Clark became Reagan’s national security adviser and “laid the foundation to win the Cold War,” Kengor said.
Kengor’s biography of Clark is titled The Judge. His co-author is Patricia Clark Doerner.
Abortion trumps conscience, ACOG says
The American College of Obstetricians and Gynecologists (ACOG) just doesn’t get it, some pro-life leaders say.
ACOG’s Committee on Ethics issued in November a position paper saying pro-life physicians should refer women seeking abortions to doctors who will perform the procedures. The statement even says doctors “with moral or religious objections” should locate their practices near physicians who will perform abortions.
David Stevens, chief executive officer of the Christian Medical Association, and 27 co-signers called for the “repudiation and withdrawal” of the paper in a Dec. 7 letter to ACOG.
The five-page statement “suggests a profound misunderstanding of the nature and exercise of conscience, an underlying bias against persons of faith and an apparent attempt to disenfranchise physicians who oppose ACOG’s political activism on abortion,” Stevens and the others said. “The paper indicates that ACOG views the exercise of conscience and faith not so much as a cornerstone right in a democracy or as a historic hallmark of medicine, but rather as an inconvenient obstacle to abortion access.”
ACOG’s demand that pro-life doctors refer patients to abortion providers “contradicts a basic corollary of conscience,” the letter said. “The same life-honoring, objective principles— ‘Thou shalt not kill,’ and ‘first, do no harm’—that persuade many conscientious physicians not to perform abortions also persuade them not to recommend someone else to do the deed.”
The letter writers described as “incredible” ACOG’s insistence that pro-life doctors relocate near abortion providers.
“ACOG’s aggressive political advocacy for abortion has significantly impaired its ability to speak for all physicians and to judge matters of medical ethics without bias,” they said.
Parents should be taxed for children, prof says
Parents who have more than two babies should pay a hefty carbon tax to offset the harm each child will do to the environment, an Australian medical professor says.
Barry Walters, a clinical associate professor of obstetric medicine at the University of Western Australia, not only urged the per-child tax but seemed to commend the coercive population control program of China in a letter published in the Dec. 3/17, 2007 issue of The Medical Journal of Australia.
“Far from showering financial booty on new mothers and thereby rewarding greenhouse-unfriendly behaviour, a ‘Baby Levy’ in the form of a carbon tax should apply, in line with the ‘polluter pays’ principle,” Walters wrote.
He suggested a tax of at least $5,000 at birth for every child beyond two in a family, as well as a yearly levy of $400 to $800 per child.
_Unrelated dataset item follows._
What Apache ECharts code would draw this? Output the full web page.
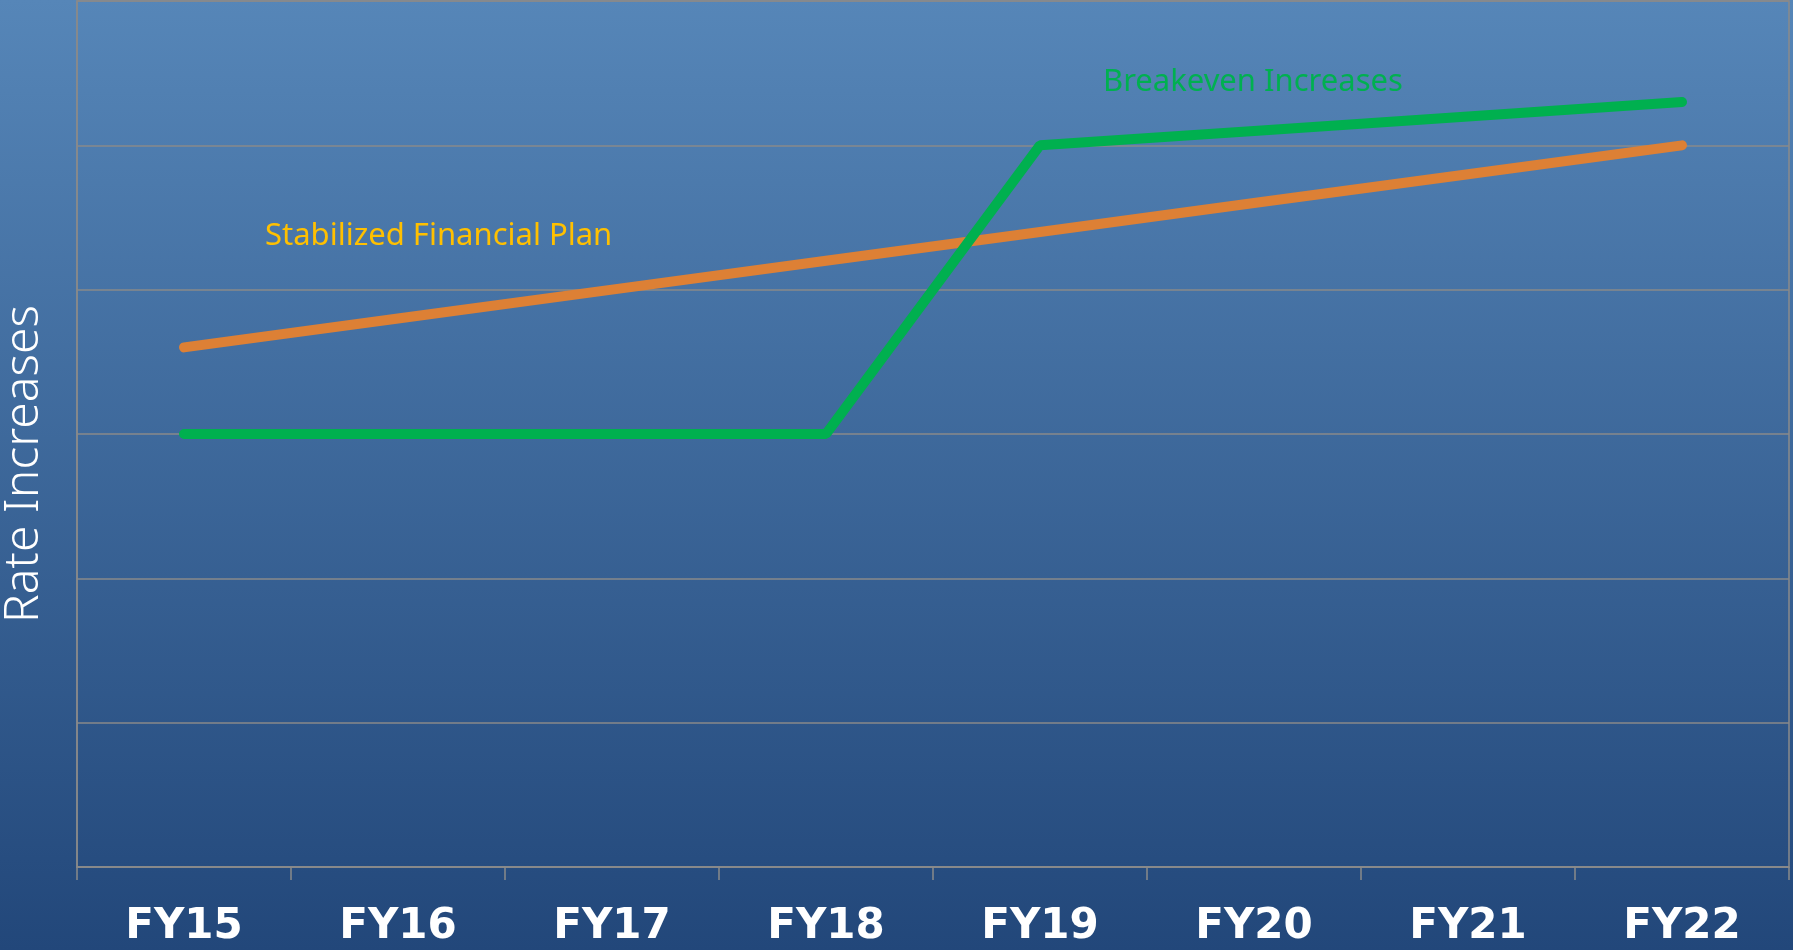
<!DOCTYPE html>
<html>
<head>
<meta charset="utf-8">
<script src="https://cdn.jsdelivr.net/npm/echarts@6/dist/echarts.min.js"></script>
<style>
    html, body { margin: 0; padding: 0; }
    #chart { width: 1793px; height: 950px; }
</style>
</head>
<body>
<div id="chart"></div>
<script>
    // fiscal years on the x axis
    const years = ['FY15', 'FY16', 'FY17', 'FY18', 'FY19', 'FY20', 'FY21', 'FY22'];
    // relative rate level (unitless)
    const stabilizedPlan = [3.6, 3.8, 4.0, 4.2, 4.4, 4.6, 4.8, 5.0];
    const breakeven = [3.0, 3.0, 3.0, 3.0, 5.0, 5.1, 5.2, 5.3];

    let myChart = echarts.init(document.getElementById('chart'))
    myChart.setOption({
        backgroundColor: {
            type: 'linear', x: 0, y: 0, x2: 0, y2: 1,
            colorStops: [
                {offset: 0, color: '#5686b8'},
                {offset: 1, color: '#22477a'}
            ]
        },
        animation: false,
        grid: {
            left: 77,
            right: 4,
            top: 1,
            bottom: 83,
            show: true,
            borderColor: '#8a8a8a',
            borderWidth: 1.5
        },
        graphic: [
            {
                type: 'text',
                x: 24,
                y: 464,
                rotation: Math.PI / 2,
                style: {
                    text: 'Rate Increases',
                    fill: '#ffffff',
                    font: '300 48px "Noto Sans"',
                    align: 'center',
                    verticalAlign: 'middle'
                }
            },
            {
                type: 'text',
                x: 265,
                y: 236,
                style: {
                    text: 'Stabilized Financial Plan',
                    fill: '#ffc000',
                    font: '31px "Noto Sans"',
                    verticalAlign: 'middle'
                }
            },
            {
                type: 'text',
                x: 1103,
                y: 82,
                style: {
                    text: 'Breakeven Increases',
                    fill: '#00b050',
                    font: '31px "Noto Sans"',
                    verticalAlign: 'middle'
                }
            }
        ],
        xAxis: {
            type: 'category',
            boundaryGap: true,
            data: years,
            axisLine: { lineStyle: { color: '#8a8a8a', width: 1.5 } },
            axisTick: { show: true, length: 13, lineStyle: { color: '#8a8a8a', width: 1.5 } },
            axisLabel: {
                color: '#ffffff',
                fontFamily: 'DejaVu Sans',
                fontWeight: 'bold',
                fontSize: 42,
                lineHeight: 42,
                margin: 39
            }
        },
        yAxis: {
            type: 'value',
            min: 0,
            max: 6,
            interval: 1,
            axisLine: { show: true, lineStyle: { color: '#8a8a8a', width: 1.5 } },
            axisTick: { show: false },
            axisLabel: { show: false },
            splitLine: { lineStyle: { color: '#8a8a8a', width: 1.5 } }
        },
        series: [
            {
                name: 'Stabilized Financial Plan',
                type: 'line',
                data: stabilizedPlan,
                symbol: 'none',
                lineStyle: { color: '#dd8035', width: 10, cap: 'round' }
            },
            {
                name: 'Breakeven Increases',
                type: 'line',
                data: breakeven,
                symbol: 'none',
                lineStyle: { color: '#00b04f', width: 10, cap: 'round' }
            }
        ]
    })
</script>
</body>
</html>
This would underwrite the planting of enough trees to offset the greenhouse gases produced by each child, Walters said.
He also said sterilization and the use of artificial birth control methods could gain “carbon credits” to be counted against income taxes.
An Australian pro-family leader said Walters had an emission problem of his own.
“I think self-important professors with silly ideas should have to pay carbon tax for all the hot air they create,” said Angela Conway, spokeswoman for the Australian Family Association, according to News.com.au. “There’s masses of evidence to say that child-rich families have much lower resource consumption per head than other styles of households.”